La démission de Robert Lafrenière comme Commissaire de l'Unité permanente anticorruption, le jour des élections générales, n'est pas seulement inattendue. Elle jette le discrédit sur l'institution et celui qui l'a dirigée et développée depuis sept ans.

Sans autre explication, ce geste spectaculaire prend automatiquement un tour politique et laisse un goût amer en rétrospective.

Pourquoi partir? Pourquoi maintenant? Et pourquoi l'annoncer aujourd'hui?

Quand l'UPAC a arrêté Nathalie Normandeau le jour du Budget à l'Assemblée nationale, au printemps 2016, c'était un bête hasard de calendrier, disait le commissaire Robert Lafrenière.

On se demandait à l'époque si son mandat serait renouvelé. L'arrestation spectaculaire de l'ex-vice-première ministre du Québec pour fraude et corruption venait jeter de l'ombre sur le budget du gouvernement, moment politique fort de l'année. Elle mettait surtout une énorme pression sur le gouvernement libéral. Un non-renouvellement aurait l'air politique...

Mais M. Lafrenière a toujours nié la moindre manoeuvre stratégique de sa part : l'arrestation avait été planifiée de longue main et tant pis si ça tombait le jour du Budget. Il n'allait pas être soumis à l'agenda politique, et les opérations devaient suivre leur cours.

L'an dernier, il a déclaré à Patrice Roy à Radio-Canada qu'il n'y aurait pas d'arrestation pendant la campagne électorale. Il s'est ensuite ravisé, disant que si une enquête était complétée, les arrestations auraient lieu. À l'Assemblée nationale, il a admis avoir exagéré : si nécessaire, des arrestations auront lieu. Mais pas d'arrestation susceptible de «déséquilibrer» le débat démocratique.

Non pas que cette démission surprise puisse avoir un impact quelconque sur les élections d'aujourd'hui.
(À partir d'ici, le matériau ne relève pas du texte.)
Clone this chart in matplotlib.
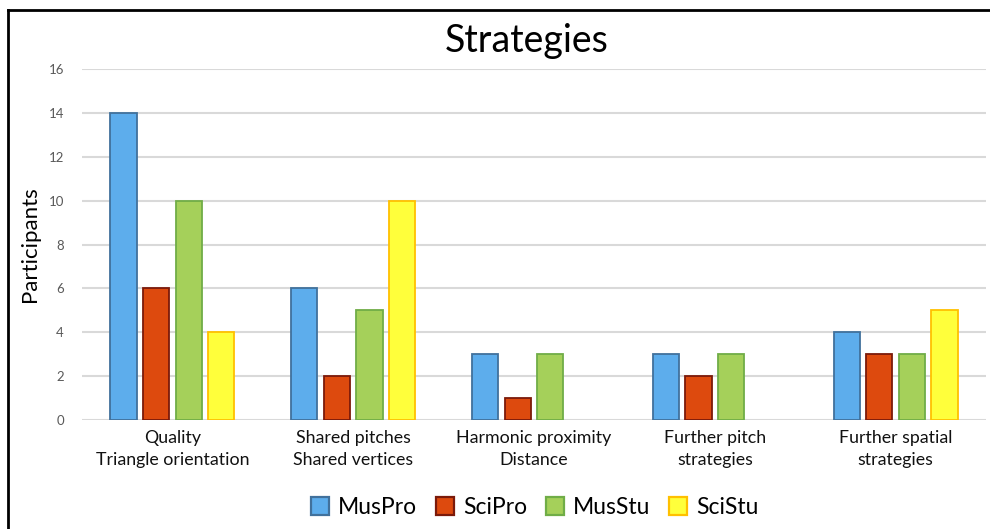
import matplotlib
matplotlib.use("Agg")
import matplotlib.pyplot as plt
import numpy as np
from matplotlib.lines import Line2D

categories = ["Quality\nTriangle orientation", "Shared pitches\nShared vertices",
              "Harmonic proximity\nDistance", "Further pitch\nstrategies",
              "Further spatial\nstrategies"]
series_names = ["MusPro", "SciPro", "MusStu", "SciStu"]
mus_pro = [14, 6, 3, 3, 4]
sci_pro = [6, 2, 1, 2, 3]
mus_stu = [10, 5, 3, 3, 3]
sci_stu = [4, 10, 0, 0, 5]
yticks = [0, 2, 4, 6, 8, 10, 12, 14, 16]

fills = ["#5DADEC", "#DD4A0E", "#A5D05A", "#FFFF3B"]
edges = ["#41719C", "#7B1A0A", "#70AD47", "#FFC000"]

plt.rcParams['font.family'] = ['Lato', 'DejaVu Sans']

fig = plt.figure(figsize=(9.9, 5.29), dpi=100)
ax = fig.add_axes([0.0828, 0.206, 0.9132, 0.6636])

x = np.arange(len(categories))
width = 0.145
step = 0.18
data = [mus_pro, sci_pro, mus_stu, sci_stu]
for i, vals in enumerate(data):
    offs = (i - 1.5) * step
    v = np.array(vals, dtype=float)
    xs = x + offs
    mask = v > 0
    ax.bar(xs[mask], v[mask], width=width, color=fills[i], edgecolor=edges[i],
           linewidth=1.3, zorder=3)

ax.set_xlim(-0.5, 4.5)
ax.set_ylim(0, 16)
ax.set_yticks(yticks)
ax.set_yticklabels([str(t) for t in yticks], color="#595959", fontsize=9.5)
ax.set_xticks(x)
ax.set_xticklabels(categories, fontsize=12.8, color="#111111", linespacing=1.5)
ax.tick_params(axis='both', length=0)
ax.tick_params(axis='y', pad=13)
ax.tick_params(axis='x', pad=7)
ax.grid(axis='y', color="#D9D9D9", linewidth=1.5, zorder=0)
ax.set_axisbelow(True)
for s in ax.spines.values():
    s.set_visible(False)

ax.set_ylabel("Participants", fontsize=16, color="#000000", labelpad=6)
fig.text(0.532, 0.922, "Strategies", ha='center', va='center', fontsize=27, color="#000000")

handles = [Line2D([0], [0], marker='s', linestyle='none', markersize=13,
                  markerfacecolor=fills[i], markeredgecolor=edges[i], markeredgewidth=1.6)
           for i in range(4)]
fig.legend(handles, series_names, loc='center', bbox_to_anchor=(0.536, 0.040), ncol=4,
           frameon=False, fontsize=16.5, handletextpad=0.05, columnspacing=0.45,
           handlelength=1.5)

# frame lines (left and top)
fig.add_artist(Line2D([0.0081, 0.0081], [0, 0.981], transform=fig.transFigure, color='black', linewidth=2))
fig.add_artist(Line2D([0.0081, 1.0], [0.981, 0.981], transform=fig.transFigure, color='black', linewidth=2))

fig.savefig("out.png", dpi=100)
Mais comment ne pas y voir une sorte de coup d'éclat, une recherche de visibilité, sinon une tentative de déstabilisation ou de protestation?

Enfin bref, cette fois-ci, le «timing» ne peut pas être insignifiant, le fruit du hasard ou le résultat d'une opération planifiée de longue main.

Il faut dire que la très étrange affaire Guy Ouellette est en train de mal tourner. Rappelons que l'UPAC a tout de même arrêté un député de l'Assemblée nationale, membre de la majorité libérale, sans jamais l'accuser jusqu'à maintenant.

Or, la semaine dernière, on apprenait que les mandats en vertu desquels on a saisi des documents du député (ex-policier et rival connu de M. Lafrenière) sont jugés nuls par les procureurs du ministère public. Du moins le DPCP ne conteste pas les allégations de M. Ouellette, qui voulait les faire annuler. Ce que ça veut dire, c'est que les documents saisis chez M. Ouellette ne peuvent pas être utilisés en preuve contre lui. Ce que ça veut dire de plus grave, c'est que, apparemment, la police anticorruption n'avait pas de motifs suffisants pour obtenir ces mandats, ou a exagéré dans ses allégations afin de les obtenir.

Bref, c'est un désaveu majeur que les avocats du DPCP ont fait subir à l'UPAC.

On n'a pas assez de détails en ce moment pour tout comprendre. Mais quand les procureurs affectés à la lutte à la corruption laissent tomber le fruit du travail des policiers de l'UPAC, c'est qu'il y a un sérieux problème, un bris de confiance dont on ne connaît pas l'ampleur.

Or ce dossier est particulièrement explosif. Le député Ouellette est soupçonné d'avoir participé à du coulage de documents provenant de policiers mécontents de l'UPAC - dont certains ont été mis au rancart. On sait qu'il se livre à des jeux étranges : François Legault nous a appris la semaine dernière qu'il coulait de l'information contre sa formation politique!

Mais y avait-il vraiment des motifs pour l'arrêter et menacer de le faire accuser au criminel?

Dix mois après l'arrestation de M. Ouellette, les mandats ne tiennent plus, il n'y a pas d'accusation et le patron de l'UPAC a démissionné.

Tout ça fragilise l'institution, jette le doute sur ses pratiques et fait apparaître plein de points d'interrogation sur la qualité des dossiers qui ne sont pas encore réglés.

Disons que pour un type qui prétendait se tenir loin de la politique, il a raté sa sortie et créé un peu plus de désordre.